━━ SOURCE DATA ━━

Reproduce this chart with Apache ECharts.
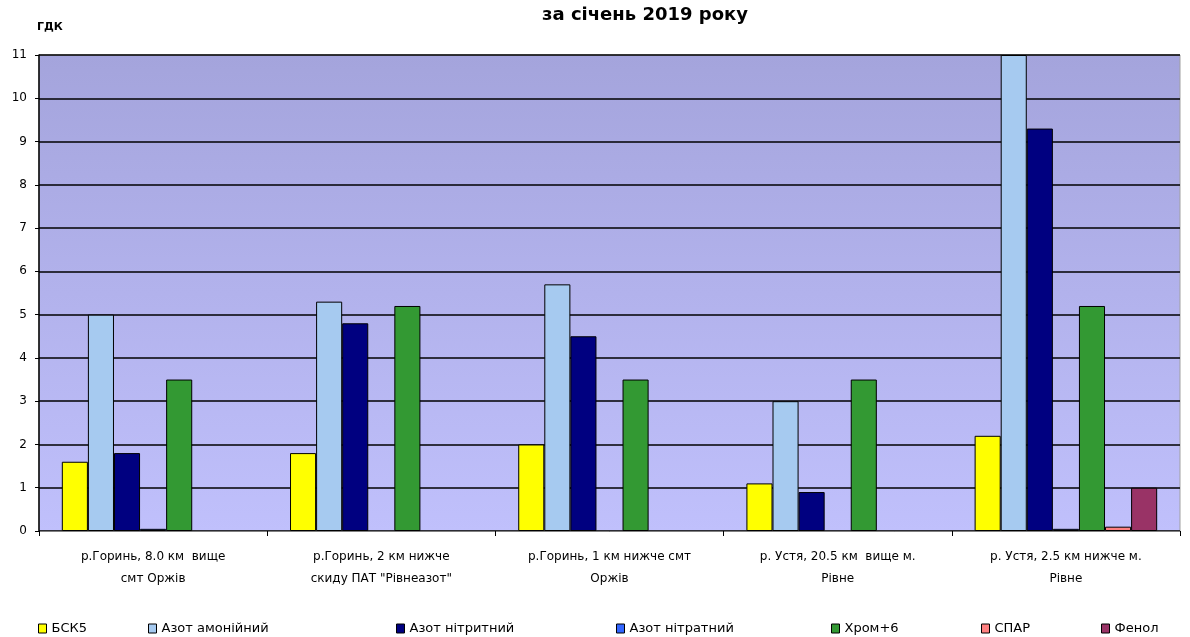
<!DOCTYPE html>
<html>
<head>
<meta charset="utf-8">
<script src="https://cdn.jsdelivr.net/npm/echarts@6/dist/echarts.min.js"></script>
<style>
  html, body { margin: 0; padding: 0; background: #fff; }
  #chart { width: 1190px; height: 637px; }
</style>
</head>
<body>
<div id="chart"></div>
<script>
var categories = [
  'р.Горинь, 8.0 км  вище\nсмт Оржів',
  'р.Горинь, 2 км нижче\nскиду ПАТ "Рівнеазот"',
  'р.Горинь, 1 км нижче смт\nОржів',
  'р. Устя, 20.5 км  вище м.\nРівне',
  'р. Устя, 2.5 км нижче м.\nРівне'
];
var seriesNames = ['БСК5', 'Азот амонійний', 'Азот нітритний', 'Азот нітратний', 'Хром+6', 'СПАР', 'Фенол'];
var seriesColors = ['#ffff00', '#a6caf0', '#000080', '#3366ff', '#339933', '#ff8080', '#993366'];

// null = нема значення (стовпчик не малюється)
var bsk5 = [1.6, 1.8, 2.0, 1.1, 2.2];
var azotAmon = [5.0, 5.3, 5.7, 3.0, 11.0];
var azotNitryt = [1.8, 4.8, 4.5, 0.9, 9.3];
var azotNitrat = [0.05, null, null, null, 0.05];
var khrom = [3.5, 5.2, 3.5, 3.5, 5.2];
var spar = [null, null, null, null, 0.1];
var fenol = [null, null, null, null, 1.0];
var seriesData = [bsk5, azotAmon, azotNitryt, azotNitrat, khrom, spar, fenol];

var legendLeft = [38, 148, 396, 616, 831, 981, 1101];

var font = 'DejaVu Sans, Liberation Sans, sans-serif';

var chart = echarts.init(document.getElementById('chart'));

var series = seriesNames.map(function (name, i) {
  return {
    name: name,
    type: 'bar',
    barGap: '0%',
    barCategoryGap: '20%',
    itemStyle: {
      color: seriesColors[i],
      borderColor: '#000',
      borderWidth: 1
    },
    data: seriesData[i]
  };
});

var legends = seriesNames.map(function (name, i) {
  return {
    data: [name],
    left: legendLeft[i],
    top: 622,
    itemWidth: 8,
    itemHeight: 9,
    itemGap: 4,
    icon: 'rect',
    itemStyle: { borderColor: '#000', borderWidth: 1 },
    textStyle: { fontFamily: font, fontSize: 13, color: '#000' },
    selectedMode: false,
    padding: 0
  };
});

var option = {
  backgroundColor: '#fff',
  animation: false,
  title: {
    text: 'за січень 2019 року',
    left: 640,
    textAlign: 'center',
    top: 1,
    textStyle: { fontFamily: font, fontSize: 18, fontWeight: 'bold', color: '#000' }
  },
  graphic: [{
    type: 'text',
    left: 37,
    top: 22,
    style: { text: 'ГДК', font: 'bold 11px ' + font, fill: '#000' }
  }],
  legend: legends,
  grid: {
    left: 39,
    right: 10,
    top: 55,
    bottom: 106,
    show: true,
    borderColor: '#a0a0a0',
    borderWidth: 1,
    backgroundColor: new echarts.graphic.LinearGradient(0, 0, 0, 1, [
      { offset: 0, color: '#a4a4dc' },
      { offset: 1, color: '#c0c0fc' }
    ])
  },
  xAxis: {
    type: 'category',
    data: categories,
    axisLine: { lineStyle: { color: '#808080', width: 1 } },
    axisTick: { show: true, alignWithLabel: false, length: 5, lineStyle: { color: '#000' } },
    axisLabel: {
      interval: 0,
      margin: 15,
      fontFamily: font,
      fontSize: 12,
      lineHeight: 22,
      color: '#000'
    }
  },
  yAxis: {
    type: 'value',
    min: 0,
    max: 11,
    interval: 1,
    axisLine: { show: true, lineStyle: { color: '#000', width: 1.5 } },
    axisTick: { show: true, length: 4, lineStyle: { color: '#000' } },
    axisLabel: { fontFamily: font, fontSize: 12, color: '#000', margin: 12 },
    splitLine: { show: true, lineStyle: { color: '#000', width: 1.5 } }
  },
  series: series
};

chart.setOption(option);
</script>
</body>
</html>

━━━

_WHAT THE EXERCISE ASKS_: Quote all the lines above exactly as given. Do not include the pictures.

_THE REPLY_:
Reproduce this chart with Apache ECharts.
<!DOCTYPE html>
<html>
<head>
<meta charset="utf-8">
<script src="https://cdn.jsdelivr.net/npm/echarts@6/dist/echarts.min.js"></script>
<style>
  html, body { margin: 0; padding: 0; background: #fff; }
  #chart { width: 1190px; height: 637px; }
</style>
</head>
<body>
<div id="chart"></div>
<script>
var categories = [
  'р.Горинь, 8.0 км  вище\nсмт Оржів',
  'р.Горинь, 2 км нижче\nскиду ПАТ "Рівнеазот"',
  'р.Горинь, 1 км нижче смт\nОржів',
  'р. Устя, 20.5 км  вище м.\nРівне',
  'р. Устя, 2.5 км нижче м.\nРівне'
];
var seriesNames = ['БСК5', 'Азот амонійний', 'Азот нітритний', 'Азот нітратний', 'Хром+6', 'СПАР', 'Фенол'];
var seriesColors = ['#ffff00', '#a6caf0', '#000080', '#3366ff', '#339933', '#ff8080', '#993366'];

// null = нема значення (стовпчик не малюється)
var bsk5 = [1.6, 1.8, 2.0, 1.1, 2.2];
var azotAmon = [5.0, 5.3, 5.7, 3.0, 11.0];
var azotNitryt = [1.8, 4.8, 4.5, 0.9, 9.3];
var azotNitrat = [0.05, null, null, null, 0.05];
var khrom = [3.5, 5.2, 3.5, 3.5, 5.2];
var spar = [null, null, null, null, 0.1];
var fenol = [null, null, null, null, 1.0];
var seriesData = [bsk5, azotAmon, azotNitryt, azotNitrat, khrom, spar, fenol];

var legendLeft = [38, 148, 396, 616, 831, 981, 1101];

var font = 'DejaVu Sans, Liberation Sans, sans-serif';

var chart = echarts.init(document.getElementById('chart'));

var series = seriesNames.map(function (name, i) {
  return {
    name: name,
    type: 'bar',
    barGap: '0%',
    barCategoryGap: '20%',
    itemStyle: {
      color: seriesColors[i],
      borderColor: '#000',
      borderWidth: 1
    },
    data: seriesData[i]
  };
});

var legends = seriesNames.map(function (name, i) {
  return {
    data: [name],
    left: legendLeft[i],
    top: 622,
    itemWidth: 8,
    itemHeight: 9,
    itemGap: 4,
    icon: 'rect',
    itemStyle: { borderColor: '#000', borderWidth: 1 },
    textStyle: { fontFamily: font, fontSize: 13, color: '#000' },
    selectedMode: false,
    padding: 0
  };
});

var option = {
  backgroundColor: '#fff',
  animation: false,
  title: {
    text: 'за січень 2019 року',
    left: 640,
    textAlign: 'center',
    top: 1,
    textStyle: { fontFamily: font, fontSize: 18, fontWeight: 'bold', color: '#000' }
  },
  graphic: [{
    type: 'text',
    left: 37,
    top: 22,
    style: { text: 'ГДК', font: 'bold 11px ' + font, fill: '#000' }
  }],
  legend: legends,
  grid: {
    left: 39,
    right: 10,
    top: 55,
    bottom: 106,
    show: true,
    borderColor: '#a0a0a0',
    borderWidth: 1,
    backgroundColor: new echarts.graphic.LinearGradient(0, 0, 0, 1, [
      { offset: 0, color: '#a4a4dc' },
      { offset: 1, color: '#c0c0fc' }
    ])
  },
  xAxis: {
    type: 'category',
    data: categories,
    axisLine: { lineStyle: { color: '#808080', width: 1 } },
    axisTick: { show: true, alignWithLabel: false, length: 5, lineStyle: { color: '#000' } },
    axisLabel: {
      interval: 0,
      margin: 15,
      fontFamily: font,
      fontSize: 12,
      lineHeight: 22,
      color: '#000'
    }
  },
  yAxis: {
    type: 'value',
    min: 0,
    max: 11,
    interval: 1,
    axisLine: { show: true, lineStyle: { color: '#000', width: 1.5 } },
    axisTick: { show: true, length: 4, lineStyle: { color: '#000' } },
    axisLabel: { fontFamily: font, fontSize: 12, color: '#000', margin: 12 },
    splitLine: { show: true, lineStyle: { color: '#000', width: 1.5 } }
  },
  series: series
};

chart.setOption(option);
</script>
</body>
</html>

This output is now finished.